Secrets Left to Post: 02 pages, 29 secrets from Secret Submission Post #620.
Secrets Not Posted: [ 0 - broken links ], [ 1 - not!secrets ], [ 0 - not!fandom ], [ 0 - too big ], [ 0 - repeat ].
Current Secret Submissions Post: here.
Suggestions, comments, and concerns should go here.

(Anonymous) 2018-11-13 12:36 am (UTC)(link)
Let's put this in perspective. Word of God says that pureblood wizard kids are homeschooled until they go to Hogwarts and Ginny is 10 years younger than Bill. So Molly spent 20 years running a full-time daycare and primary school, right up until Ginny went to Hogwarts in book 2. Sure, they could have hired people to do that so that Molly could get a job, but the likelihood of her making enough to cancel out what you'd have to pay for full-time childcare and early education for between 2 and 7 children at a time over 20 years is slim. Added to that, this mystery job would have to allow for maternity leave every couple of years.

And, of course, once Ginny was shipped off to Hogwarts, she could have gotten a job, but the type of jobs that were available to middle-aged women with no meaningful prior job experience in the early 90s were not the poverty-solvers that you might imagine.

(Anonymous) 2018-11-13 12:38 am (UTC)(link)
What kind of jobs were actually available to middle-aged women with no meaningful prior job experience who could do magic in the early 90s?

(Anonymous) 2018-11-13 01:08 am (UTC)(link)
Probably a lot fewer than for the non-magical ones, since most of the jobs available to middle-aged women with no prior experience who couldn't do magic are things that they specifically had spells and house elves to do in Wizarding Society.

(Anonymous) 2018-11-13 01:57 am (UTC)(link)
But why should the wizarding economy be modeled after or resemble the Muggle economy in the first place? It's not like house-elves doing housework is the only example of Muggle labor that could be supplanted by magic. If you want the magical economy to look like what it would actually rationally look like if people could do magic, then the changes are going to be a lot more deeper and more thorough-going than that. What are the Weaselys even spending money on in the first place? What's scarcity for a wizard? If you're trying to use actual economic logic to justify why the Weaselys are poor, I don't think you can stop at the doorstep there. Or just accept that there's not really an in-universe, Watsonian explanation to be found.
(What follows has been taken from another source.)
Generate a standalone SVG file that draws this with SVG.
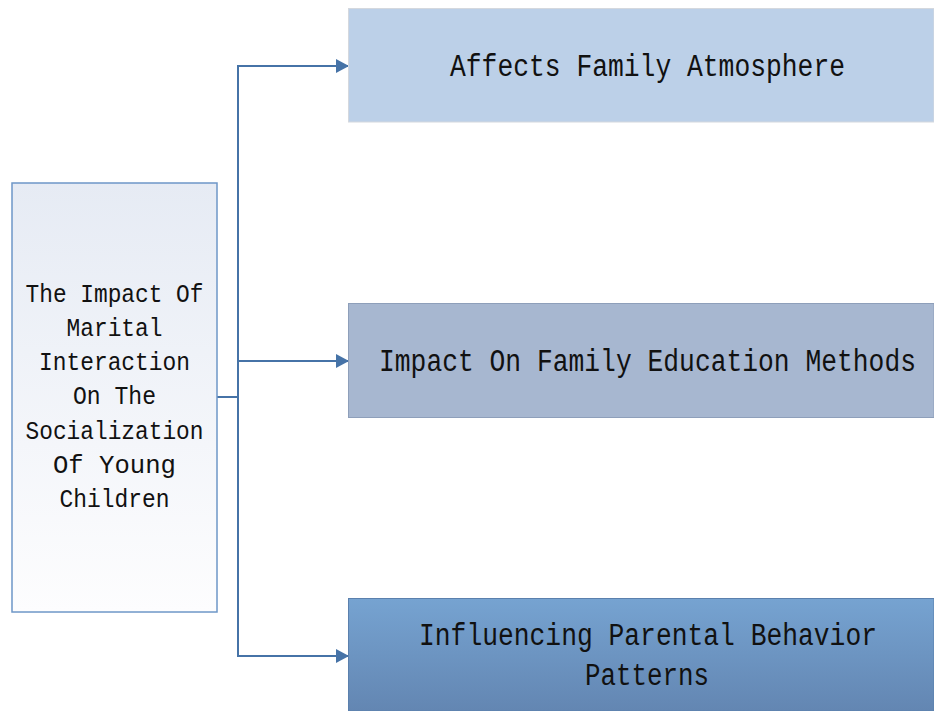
<svg xmlns="http://www.w3.org/2000/svg" width="934" height="711" viewBox="0 0 934 711">
<defs>
<linearGradient id="gLeft" x1="0" y1="0" x2="0" y2="1">
<stop offset="0" stop-color="#e6ebf4"/>
<stop offset="1" stop-color="#fdfdfe"/>
</linearGradient>
<linearGradient id="g3" x1="0" y1="0" x2="0" y2="1">
<stop offset="0" stop-color="#76a3d1"/>
<stop offset="1" stop-color="#6386b2"/>
</linearGradient>
<marker id="arr" viewBox="0 0 13 14" refX="13" refY="7" markerWidth="13" markerHeight="14" markerUnits="userSpaceOnUse" orient="auto">
<path d="M0,0 L13,7 L0,14 Z" fill="#4673a7"/>
</marker>
</defs>
<style>
.t{font-family:"Liberation Mono","DejaVu Sans Mono",monospace;fill:#111;text-anchor:middle}
.big{font-size:31px}
.small{font-size:26.5px}
.conn{fill:none;stroke:#4673a7;stroke-width:2}
</style>
<rect width="934" height="711" fill="#ffffff"/>
<g id="connectors">
<polyline class="conn" points="217,397 238,397"/>
<polyline class="conn" points="238,397 238,66 349,66" marker-end="url(#arr)"/>
<polyline class="conn" points="238,397 238,361 349,361" marker-end="url(#arr)"/>
<polyline class="conn" points="238,397 238,656 349,656" marker-end="url(#arr)"/>
</g>
<g id="root">
<rect x="12" y="183" width="205" height="429" fill="url(#gLeft)" stroke="#6e97c7" stroke-width="1.5"/>
<text class="t small" x="114.5" y="302" textLength="178" lengthAdjust="spacingAndGlyphs">The Impact Of</text>
<text class="t small" x="114.5" y="336" textLength="96" lengthAdjust="spacingAndGlyphs">Marital</text>
<text class="t small" x="114.5" y="370" textLength="151" lengthAdjust="spacingAndGlyphs">Interaction</text>
<text class="t small" x="114.5" y="404" textLength="83" lengthAdjust="spacingAndGlyphs">On The</text>
<text class="t small" x="114.5" y="439" textLength="178" lengthAdjust="spacingAndGlyphs">Socialization</text>
<text class="t small" x="114.5" y="473" textLength="123" lengthAdjust="spacingAndGlyphs">Of Young</text>
<text class="t small" x="114.5" y="507" textLength="110" lengthAdjust="spacingAndGlyphs">Children</text>
</g>
<g id="node1">
<rect x="348.5" y="8.5" width="585.5" height="113.5" fill="#bcd0e8" stroke="#d4d8de" stroke-width="1"/>
<text class="t big" x="647.5" y="76" textLength="395" lengthAdjust="spacingAndGlyphs">Affects Family Atmosphere</text>
</g>
<g id="node2">
<rect x="348.5" y="303.5" width="585.5" height="114" fill="#a7b7d0" stroke="#8e9fba" stroke-width="1"/>
<text class="t big" x="647.5" y="371" textLength="537" lengthAdjust="spacingAndGlyphs">Impact On Family Education Methods</text>
</g>
<g id="node3">
<rect x="348.5" y="598.5" width="585.5" height="112.5" fill="url(#g3)" stroke="#5b80ad" stroke-width="1"/>
<text class="t big" x="648" y="645" textLength="458" lengthAdjust="spacingAndGlyphs">Influencing Parental Behavior</text>
<text class="t big" x="647" y="685" textLength="124" lengthAdjust="spacingAndGlyphs">Patterns</text>
</g>
</svg>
(Anonymous) 2018-11-13 02:50 am (UTC)(link)
OP said that if the Weasleys didn’t want to be poor, all Molly had to do was get a job, so assuming some semblance of equivalent economic structure is necessary to participate in this discussion at all. Otherwise, the Weasleys don’t want anything because they’re imaginary and they’re poor to fulfill a very standard literary trope. So, given that we’re bringing real world economics into it in the first place, there are two viewpoints being debated. Either poor people wouldn’t be poor if they’d stop being so lazy and get jobs or poverty is more complicated than that. Then there’s you, with “wizards aren’t real so we can’t have a real discussion unless we create an entire alternate magical economic system first.” Maybe you should work on that and get back to us when you’re done.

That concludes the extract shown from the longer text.